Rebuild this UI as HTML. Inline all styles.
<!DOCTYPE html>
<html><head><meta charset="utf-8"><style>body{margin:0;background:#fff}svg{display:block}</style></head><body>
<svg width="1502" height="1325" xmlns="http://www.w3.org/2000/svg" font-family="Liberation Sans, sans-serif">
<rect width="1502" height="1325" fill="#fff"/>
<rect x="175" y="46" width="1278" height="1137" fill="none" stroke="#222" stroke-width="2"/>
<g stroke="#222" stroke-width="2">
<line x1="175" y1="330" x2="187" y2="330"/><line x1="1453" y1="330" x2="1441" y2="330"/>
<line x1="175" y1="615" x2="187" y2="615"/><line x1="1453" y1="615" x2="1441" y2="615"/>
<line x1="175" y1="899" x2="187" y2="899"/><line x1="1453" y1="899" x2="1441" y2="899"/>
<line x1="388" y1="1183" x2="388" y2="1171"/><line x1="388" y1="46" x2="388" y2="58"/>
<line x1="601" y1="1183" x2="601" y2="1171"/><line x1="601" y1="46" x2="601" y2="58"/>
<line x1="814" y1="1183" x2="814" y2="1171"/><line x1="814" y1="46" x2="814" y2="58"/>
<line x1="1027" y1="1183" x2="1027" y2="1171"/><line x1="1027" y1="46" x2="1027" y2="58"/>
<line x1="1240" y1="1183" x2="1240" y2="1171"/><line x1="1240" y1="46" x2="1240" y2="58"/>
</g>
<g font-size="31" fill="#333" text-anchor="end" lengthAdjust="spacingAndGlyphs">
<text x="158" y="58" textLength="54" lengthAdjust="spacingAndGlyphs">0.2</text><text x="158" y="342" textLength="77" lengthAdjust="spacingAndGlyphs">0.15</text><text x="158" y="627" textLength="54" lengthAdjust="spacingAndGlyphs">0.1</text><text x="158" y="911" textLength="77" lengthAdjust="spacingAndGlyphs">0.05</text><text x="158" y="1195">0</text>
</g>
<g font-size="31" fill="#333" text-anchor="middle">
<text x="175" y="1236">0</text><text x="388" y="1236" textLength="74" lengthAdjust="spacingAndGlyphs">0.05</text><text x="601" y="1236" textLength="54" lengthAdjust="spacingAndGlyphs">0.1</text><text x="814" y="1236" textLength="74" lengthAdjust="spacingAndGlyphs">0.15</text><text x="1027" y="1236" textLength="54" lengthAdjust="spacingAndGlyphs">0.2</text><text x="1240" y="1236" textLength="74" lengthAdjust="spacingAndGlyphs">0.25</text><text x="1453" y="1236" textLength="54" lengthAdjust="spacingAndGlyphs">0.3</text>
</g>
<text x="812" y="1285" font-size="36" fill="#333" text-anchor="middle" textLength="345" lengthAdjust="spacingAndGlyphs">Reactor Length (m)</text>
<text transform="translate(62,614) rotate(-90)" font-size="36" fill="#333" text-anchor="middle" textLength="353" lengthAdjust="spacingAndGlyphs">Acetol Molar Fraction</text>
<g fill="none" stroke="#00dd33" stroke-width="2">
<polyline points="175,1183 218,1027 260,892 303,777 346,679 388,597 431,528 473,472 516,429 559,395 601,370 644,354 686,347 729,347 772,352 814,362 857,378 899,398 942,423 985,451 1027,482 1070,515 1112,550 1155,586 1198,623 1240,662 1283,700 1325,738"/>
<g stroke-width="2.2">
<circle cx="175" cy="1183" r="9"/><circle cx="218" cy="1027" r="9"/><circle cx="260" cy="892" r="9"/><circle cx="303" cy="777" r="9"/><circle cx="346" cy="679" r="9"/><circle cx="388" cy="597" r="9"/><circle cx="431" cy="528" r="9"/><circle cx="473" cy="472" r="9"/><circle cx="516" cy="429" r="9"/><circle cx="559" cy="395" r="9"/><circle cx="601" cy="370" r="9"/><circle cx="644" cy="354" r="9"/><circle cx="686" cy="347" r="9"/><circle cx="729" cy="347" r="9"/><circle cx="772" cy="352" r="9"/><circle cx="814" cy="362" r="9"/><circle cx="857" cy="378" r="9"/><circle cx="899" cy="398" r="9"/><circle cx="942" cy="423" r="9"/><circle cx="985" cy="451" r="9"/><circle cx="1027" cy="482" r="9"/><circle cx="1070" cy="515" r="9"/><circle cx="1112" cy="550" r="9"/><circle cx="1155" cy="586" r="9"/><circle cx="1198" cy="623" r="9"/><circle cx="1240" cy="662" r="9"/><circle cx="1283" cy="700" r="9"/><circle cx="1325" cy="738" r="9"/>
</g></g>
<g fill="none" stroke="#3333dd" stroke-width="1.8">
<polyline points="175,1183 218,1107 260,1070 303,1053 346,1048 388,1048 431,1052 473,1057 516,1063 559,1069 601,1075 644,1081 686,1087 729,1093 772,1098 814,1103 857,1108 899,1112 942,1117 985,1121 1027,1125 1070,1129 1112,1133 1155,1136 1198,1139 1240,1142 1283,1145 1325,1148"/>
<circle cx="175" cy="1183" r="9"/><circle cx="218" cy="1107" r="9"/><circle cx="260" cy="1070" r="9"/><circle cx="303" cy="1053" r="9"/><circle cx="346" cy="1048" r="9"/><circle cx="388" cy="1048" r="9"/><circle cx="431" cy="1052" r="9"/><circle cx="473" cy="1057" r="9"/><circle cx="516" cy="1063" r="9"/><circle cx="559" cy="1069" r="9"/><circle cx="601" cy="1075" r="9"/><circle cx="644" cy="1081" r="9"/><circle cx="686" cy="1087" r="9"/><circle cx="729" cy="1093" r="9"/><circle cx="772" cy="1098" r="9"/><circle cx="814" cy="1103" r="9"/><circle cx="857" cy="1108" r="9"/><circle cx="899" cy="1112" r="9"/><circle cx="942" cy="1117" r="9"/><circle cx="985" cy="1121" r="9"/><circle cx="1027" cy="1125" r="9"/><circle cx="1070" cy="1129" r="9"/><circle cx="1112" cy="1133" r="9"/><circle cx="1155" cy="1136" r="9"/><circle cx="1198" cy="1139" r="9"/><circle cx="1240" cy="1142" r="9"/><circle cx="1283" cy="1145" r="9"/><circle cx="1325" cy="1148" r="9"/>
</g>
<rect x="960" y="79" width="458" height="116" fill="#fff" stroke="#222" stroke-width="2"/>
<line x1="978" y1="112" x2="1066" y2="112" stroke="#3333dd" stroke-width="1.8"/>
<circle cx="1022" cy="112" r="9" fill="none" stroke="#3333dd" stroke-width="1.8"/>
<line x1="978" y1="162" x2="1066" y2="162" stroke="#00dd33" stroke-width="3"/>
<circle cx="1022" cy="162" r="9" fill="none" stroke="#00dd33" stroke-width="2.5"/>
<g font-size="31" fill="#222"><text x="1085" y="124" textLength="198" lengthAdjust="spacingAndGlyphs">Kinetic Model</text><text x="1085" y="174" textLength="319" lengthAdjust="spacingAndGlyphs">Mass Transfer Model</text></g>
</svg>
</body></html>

# Exercise
Reproduce the whole listing word for word.

# Solved exercise
Rebuild this UI as HTML. Inline all styles.
<!DOCTYPE html>
<html><head><meta charset="utf-8"><style>body{margin:0;background:#fff}svg{display:block}</style></head><body>
<svg width="1502" height="1325" xmlns="http://www.w3.org/2000/svg" font-family="Liberation Sans, sans-serif">
<rect width="1502" height="1325" fill="#fff"/>
<rect x="175" y="46" width="1278" height="1137" fill="none" stroke="#222" stroke-width="2"/>
<g stroke="#222" stroke-width="2">
<line x1="175" y1="330" x2="187" y2="330"/><line x1="1453" y1="330" x2="1441" y2="330"/>
<line x1="175" y1="615" x2="187" y2="615"/><line x1="1453" y1="615" x2="1441" y2="615"/>
<line x1="175" y1="899" x2="187" y2="899"/><line x1="1453" y1="899" x2="1441" y2="899"/>
<line x1="388" y1="1183" x2="388" y2="1171"/><line x1="388" y1="46" x2="388" y2="58"/>
<line x1="601" y1="1183" x2="601" y2="1171"/><line x1="601" y1="46" x2="601" y2="58"/>
<line x1="814" y1="1183" x2="814" y2="1171"/><line x1="814" y1="46" x2="814" y2="58"/>
<line x1="1027" y1="1183" x2="1027" y2="1171"/><line x1="1027" y1="46" x2="1027" y2="58"/>
<line x1="1240" y1="1183" x2="1240" y2="1171"/><line x1="1240" y1="46" x2="1240" y2="58"/>
</g>
<g font-size="31" fill="#333" text-anchor="end" lengthAdjust="spacingAndGlyphs">
<text x="158" y="58" textLength="54" lengthAdjust="spacingAndGlyphs">0.2</text><text x="158" y="342" textLength="77" lengthAdjust="spacingAndGlyphs">0.15</text><text x="158" y="627" textLength="54" lengthAdjust="spacingAndGlyphs">0.1</text><text x="158" y="911" textLength="77" lengthAdjust="spacingAndGlyphs">0.05</text><text x="158" y="1195">0</text>
</g>
<g font-size="31" fill="#333" text-anchor="middle">
<text x="175" y="1236">0</text><text x="388" y="1236" textLength="74" lengthAdjust="spacingAndGlyphs">0.05</text><text x="601" y="1236" textLength="54" lengthAdjust="spacingAndGlyphs">0.1</text><text x="814" y="1236" textLength="74" lengthAdjust="spacingAndGlyphs">0.15</text><text x="1027" y="1236" textLength="54" lengthAdjust="spacingAndGlyphs">0.2</text><text x="1240" y="1236" textLength="74" lengthAdjust="spacingAndGlyphs">0.25</text><text x="1453" y="1236" textLength="54" lengthAdjust="spacingAndGlyphs">0.3</text>
</g>
<text x="812" y="1285" font-size="36" fill="#333" text-anchor="middle" textLength="345" lengthAdjust="spacingAndGlyphs">Reactor Length (m)</text>
<text transform="translate(62,614) rotate(-90)" font-size="36" fill="#333" text-anchor="middle" textLength="353" lengthAdjust="spacingAndGlyphs">Acetol Molar Fraction</text>
<g fill="none" stroke="#00dd33" stroke-width="2">
<polyline points="175,1183 218,1027 260,892 303,777 346,679 388,597 431,528 473,472 516,429 559,395 601,370 644,354 686,347 729,347 772,352 814,362 857,378 899,398 942,423 985,451 1027,482 1070,515 1112,550 1155,586 1198,623 1240,662 1283,700 1325,738"/>
<g stroke-width="2.2">
<circle cx="175" cy="1183" r="9"/><circle cx="218" cy="1027" r="9"/><circle cx="260" cy="892" r="9"/><circle cx="303" cy="777" r="9"/><circle cx="346" cy="679" r="9"/><circle cx="388" cy="597" r="9"/><circle cx="431" cy="528" r="9"/><circle cx="473" cy="472" r="9"/><circle cx="516" cy="429" r="9"/><circle cx="559" cy="395" r="9"/><circle cx="601" cy="370" r="9"/><circle cx="644" cy="354" r="9"/><circle cx="686" cy="347" r="9"/><circle cx="729" cy="347" r="9"/><circle cx="772" cy="352" r="9"/><circle cx="814" cy="362" r="9"/><circle cx="857" cy="378" r="9"/><circle cx="899" cy="398" r="9"/><circle cx="942" cy="423" r="9"/><circle cx="985" cy="451" r="9"/><circle cx="1027" cy="482" r="9"/><circle cx="1070" cy="515" r="9"/><circle cx="1112" cy="550" r="9"/><circle cx="1155" cy="586" r="9"/><circle cx="1198" cy="623" r="9"/><circle cx="1240" cy="662" r="9"/><circle cx="1283" cy="700" r="9"/><circle cx="1325" cy="738" r="9"/>
</g></g>
<g fill="none" stroke="#3333dd" stroke-width="1.8">
<polyline points="175,1183 218,1107 260,1070 303,1053 346,1048 388,1048 431,1052 473,1057 516,1063 559,1069 601,1075 644,1081 686,1087 729,1093 772,1098 814,1103 857,1108 899,1112 942,1117 985,1121 1027,1125 1070,1129 1112,1133 1155,1136 1198,1139 1240,1142 1283,1145 1325,1148"/>
<circle cx="175" cy="1183" r="9"/><circle cx="218" cy="1107" r="9"/><circle cx="260" cy="1070" r="9"/><circle cx="303" cy="1053" r="9"/><circle cx="346" cy="1048" r="9"/><circle cx="388" cy="1048" r="9"/><circle cx="431" cy="1052" r="9"/><circle cx="473" cy="1057" r="9"/><circle cx="516" cy="1063" r="9"/><circle cx="559" cy="1069" r="9"/><circle cx="601" cy="1075" r="9"/><circle cx="644" cy="1081" r="9"/><circle cx="686" cy="1087" r="9"/><circle cx="729" cy="1093" r="9"/><circle cx="772" cy="1098" r="9"/><circle cx="814" cy="1103" r="9"/><circle cx="857" cy="1108" r="9"/><circle cx="899" cy="1112" r="9"/><circle cx="942" cy="1117" r="9"/><circle cx="985" cy="1121" r="9"/><circle cx="1027" cy="1125" r="9"/><circle cx="1070" cy="1129" r="9"/><circle cx="1112" cy="1133" r="9"/><circle cx="1155" cy="1136" r="9"/><circle cx="1198" cy="1139" r="9"/><circle cx="1240" cy="1142" r="9"/><circle cx="1283" cy="1145" r="9"/><circle cx="1325" cy="1148" r="9"/>
</g>
<rect x="960" y="79" width="458" height="116" fill="#fff" stroke="#222" stroke-width="2"/>
<line x1="978" y1="112" x2="1066" y2="112" stroke="#3333dd" stroke-width="1.8"/>
<circle cx="1022" cy="112" r="9" fill="none" stroke="#3333dd" stroke-width="1.8"/>
<line x1="978" y1="162" x2="1066" y2="162" stroke="#00dd33" stroke-width="3"/>
<circle cx="1022" cy="162" r="9" fill="none" stroke="#00dd33" stroke-width="2.5"/>
<g font-size="31" fill="#222"><text x="1085" y="124" textLength="198" lengthAdjust="spacingAndGlyphs">Kinetic Model</text><text x="1085" y="174" textLength="319" lengthAdjust="spacingAndGlyphs">Mass Transfer Model</text></g>
</svg>
</body></html>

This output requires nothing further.